On January 17, 2017, the Food and Drug Administration (FDA) released a draft guidance intended to assist sponsors in demonstrating that a biosimilar is interchangeable with a reference product. This guidance specifically focuses on therapeutic protein products and gives an overview of FDA’s thinking on what FDA expects to be included in the data package that sponsors would submit to demonstrate interchangeability. Remarkably, the guidance does not address how interchangeable products will be named by FDA, an issue left open in final guidance on biosimilar naming that was previously released. Some takeaways from the draft guidance are as follows.
Interchangeability Standard
By law, a biosimilar is interchangeable with the reference product if FDA determines that the information submitted in the application is sufficient to show that the biological product “can be expected to produce the same clinical result as the reference product in any given patient” and that for products administered more than once, the risk of switching between the biological product and the reference product is “not greater than the risk of using the reference product without such alternation or switch.” Once interchangeability is demonstrated, “the biological product may be substituted for the reference product without the intervention of the health care provider who prescribed the reference product.”
FDA’s Process for Review
The FDA recommends that sponsors use a stepwise approach in “generating data and information to address residual uncertainty about demonstrating interchangeability during product development.” FDA says it intends to consider the totality of the evidence, noting that “the product’s degree of structural and functional complexity may also influence the data and information needed to support a demonstration of interchangeability.” FDA continues, “the data and information to support a [finding of interchangeability] may vary depending on the nature of the proposed interchangeable product.” While seeking licensure for only one reference product condition is permissible, FDA recommends that sponsors seek licensure for all of a reference product’s conditions of use when possible.
Switching Studies
FDA expects that applications will include data from a switching study or studies in one or more appropriate conditions of use. In doing so, FDA is addressing the legal standard that “the risk in terms of safety or diminished efficacy of alternating or switching between use of the biological product and the reference product is not greater than the risk of using the reference product without such alternation or switch.” FDA says the main purpose of a switching study or studies “is to demonstrate that the risk in terms of safety or diminished efficacy of alternating or switching between use of the proposed interchangeable product and the reference product is not greater than the risk of using the reference product without such alternation or switch.”
Post-Marketing Data
FDA believes that postmarketing data from a licensed biosimilar product may be “helpful as a factor when considering what data is necessary to support a demonstration of interchangeability.” FDA notes, however, that “our current thinking is that postmarketing data collected from products first licensed and marketed as a biosimilar, without corresponding data derived from an appropriately designed, prospective, controlled switching study or studies, generally would not be sufficient to support a demonstration of interchangeability.”

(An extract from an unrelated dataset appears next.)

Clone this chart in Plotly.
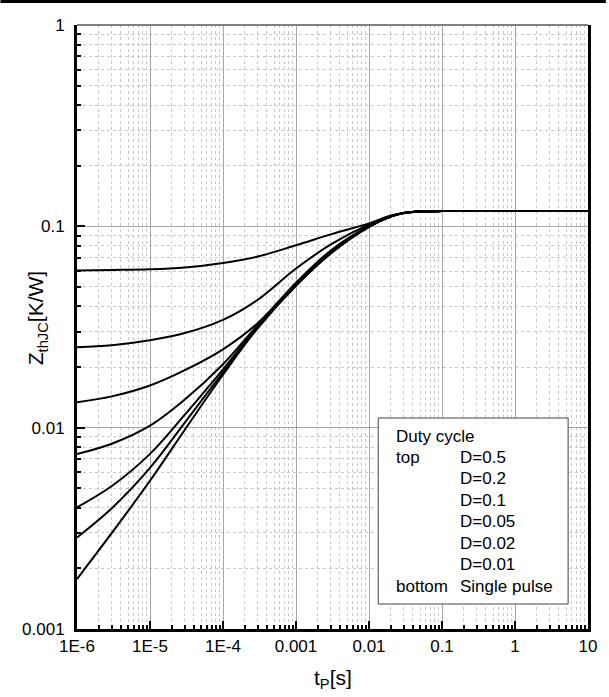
import plotly.graph_objects as go

# ---- data ----
t_p = [1e-6, 3e-6, 1e-5, 3e-5, 1e-4, 3e-4, 1e-3, 3e-3, 1e-2, 2e-2, 3e-2, 5e-2, 1e-1, 3e-1, 1, 3, 10]

z_d050 = [0.0604, 0.0607, 0.0612, 0.0625, 0.0658, 0.0708, 0.0805, 0.0912, 0.1035, 0.1132, 0.1166, 0.1185, 0.119, 0.119, 0.119, 0.119, 0.119]
z_d020 = [0.0251, 0.0257, 0.0272, 0.0295, 0.0343, 0.0432, 0.0617, 0.0813, 0.1023, 0.1127, 0.1165, 0.1184, 0.119, 0.119, 0.119, 0.119, 0.119]
z_d010 = [0.01336, 0.0143, 0.0162, 0.0193, 0.0245, 0.0331, 0.0525, 0.0759, 0.1005, 0.1122, 0.1164, 0.1184, 0.119, 0.119, 0.119, 0.119, 0.119]
z_d005 = [0.0074, 0.00832, 0.01023, 0.0138, 0.02065, 0.0324, 0.0516, 0.0745, 0.1000, 0.1120, 0.1164, 0.1184, 0.119, 0.119, 0.119, 0.119, 0.119]
z_d002 = [0.00402, 0.00513, 0.00741, 0.01161, 0.0195, 0.03177, 0.0512, 0.0740, 0.0998, 0.1120, 0.1164, 0.1184, 0.119, 0.119, 0.119, 0.119, 0.119]
z_d001 = [0.00285, 0.00398, 0.00631, 0.0106, 0.01884, 0.0315, 0.0509, 0.0736, 0.0995, 0.1119, 0.1164, 0.1184, 0.119, 0.119, 0.119, 0.119, 0.119]
z_single = [0.00177, 0.0030, 0.00545, 0.00977, 0.01832, 0.03126, 0.0507, 0.0733, 0.0993, 0.1118, 0.1163, 0.1184, 0.119, 0.119, 0.119, 0.119, 0.119]

series = [z_d050, z_d020, z_d010, z_d005, z_d002, z_d001, z_single]

x_tickvals = [1e-6, 1e-5, 1e-4, 1e-3, 1e-2, 1e-1, 1, 10]
x_ticktext = ["1E-6", "1E-5", "1E-4", "0.001", "0.01", "0.1", "1", "10"]
y_tickvals = [0.001, 0.01, 0.1, 1]
y_ticktext = ["0.001", "0.01", "0.1", "1"]

legend_rows = [
    ("Duty cycle", ""),
    ("top", "D=0.5"),
    ("", "D=0.2"),
    ("", "D=0.1"),
    ("", "D=0.05"),
    ("", "D=0.02"),
    ("", "D=0.01"),
    ("bottom", "Single pulse"),
]

# ---- layout geometry (pixels) ----
W, H = 609, 697
ML, MR, MT, MB = 77, 18, 25, 68
PW, PH = W - ML - MR, H - MT - MB


def px(xp):
    return (xp - ML) / PW


def py(yp):
    return (H - MB - yp) / PH


FONT = "Liberation Sans, Arial, sans-serif"

fig = go.Figure()
for s in series:
    fig.add_trace(go.Scatter(x=t_p, y=s, mode="lines",
                             line=dict(color="black", width=2, shape="spline", smoothing=1.0),
                             showlegend=False, hoverinfo="skip"))

x_minor = [k * 10.0 ** n for n in range(-6, 1) for k in range(2, 10)]
y_minor = [k * 10.0 ** n for n in range(-3, 0) for k in range(2, 10)]

common = dict(
    showline=True, linewidth=3, linecolor="black",
    ticks="inside", ticklen=8, tickwidth=2, tickcolor="black",
    showgrid=True, gridcolor="#a6a6a6", gridwidth=1,
    tickfont=dict(family=FONT, size=17, color="black"),
    zeroline=False,
)

fig.update_xaxes(type="log", range=[-6, 1], tickmode="array",
                 tickvals=x_tickvals, ticktext=x_ticktext,
                 minor=dict(tickmode="array", tickvals=x_minor, ticks="inside", ticklen=4,
                            tickwidth=2, tickcolor="black", showgrid=True,
                            gridcolor="#c8c8c8", griddash="dot", gridwidth=1),
                 **common)
fig.update_yaxes(type="log", range=[-3, 0], tickmode="array",
                 tickvals=y_tickvals, ticktext=y_ticktext, mirror=True,
                 ticklabelstandoff=6,
                 minor=dict(tickmode="array", tickvals=y_minor, ticks="inside", ticklen=4,
                            tickwidth=2, tickcolor="black", showgrid=True,
                            gridcolor="#c8c8c8", griddash="dot", gridwidth=1),
                 **common)

shapes = [
    # top frame line (gray)
    dict(type="line", xref="paper", yref="paper", x0=0, x1=1, y0=1, y1=1,
         line=dict(color="#808080", width=2)),
    # page top border
    dict(type="line", xref="paper", yref="paper", x0=px(0), x1=px(W), y0=py(1.5), y1=py(1.5),
         line=dict(color="black", width=3)),
    # legend box
    dict(type="rect", xref="paper", yref="paper", x0=px(380), x1=px(571), y0=py(604), y1=py(418),
         fillcolor="white", line=dict(color="#444444", width=1), layer="above"),
]

annotations = []
for i, (left, right) in enumerate(legend_rows):
    yc = 436 + 21.43 * i
    if left:
        annotations.append(dict(text=left, xref="paper", yref="paper", x=px(396), y=py(yc),
                                xanchor="left", yanchor="middle", showarrow=False,
                                font=dict(family=FONT, size=17, color="black")))
    if right:
        annotations.append(dict(text=right, xref="paper", yref="paper", x=px(460), y=py(yc),
                                xanchor="left", yanchor="middle", showarrow=False,
                                font=dict(family=FONT, size=17, color="black")))

annotations.append(dict(text="Z<sub>thJC</sub>[K/W]", xref="paper", yref="paper",
                        x=px(37), y=py(318), textangle=-90, xanchor="center", yanchor="middle",
                        showarrow=False, font=dict(family=FONT, size=21, color="black")))
annotations.append(dict(text="t<sub>P</sub>[s]", xref="paper", yref="paper",
                        x=px(334), y=py(679), xanchor="center", yanchor="middle",
                        showarrow=False, font=dict(family=FONT, size=21, color="black")))

fig.update_layout(width=W, height=H, margin=dict(l=ML, r=MR, t=MT, b=MB),
                  plot_bgcolor="white", paper_bgcolor="white",
                  shapes=shapes, annotations=annotations, showlegend=False)

fig.write_html("out.html")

Reaction from the American College of Rheumatology
Dr. Angus Worthing, MD, FACP, chair of the ACR’s Government Affairs Committee notes, “The ACR is pleased to see the FDA issue draft guidance on biosimilar interchangeability. This guidance brings us one step closer to the shared goal of lowering prices in the biologics marketplace. While the ACR is still reviewing the document and will provide detailed comments to the FDA in the coming weeks, our initial reaction is that the draft guidance strikes a good balance between ensuring safety and efficacy while also getting biosimilar products to market as efficiently as possible.”
Dr. Worthing continued, staying, “We also applaud the FDA for suggesting clinical studies which switch back and forth, not just one-way from the reference drug to the biosimilar. The use of at least two exposure periods to each drug will mimic to some extent what our patients are likely to experience with changing formularies in a multi-payer, multi-state, ever-changing market.”
Conclusion
Comments on the guidance should be submitted within 60 days (by March 20, 2017) to ensure FDA consideration before it begins working on a final version. FDA also poses questions for stakeholder feedback related to (1) considerations behind regulating post-approval manufacturing changes of interchangeable products, and (2) how the FDA should approach a situation when a reference product is approved for a new condition after an interchangeability determination has been made for a related product.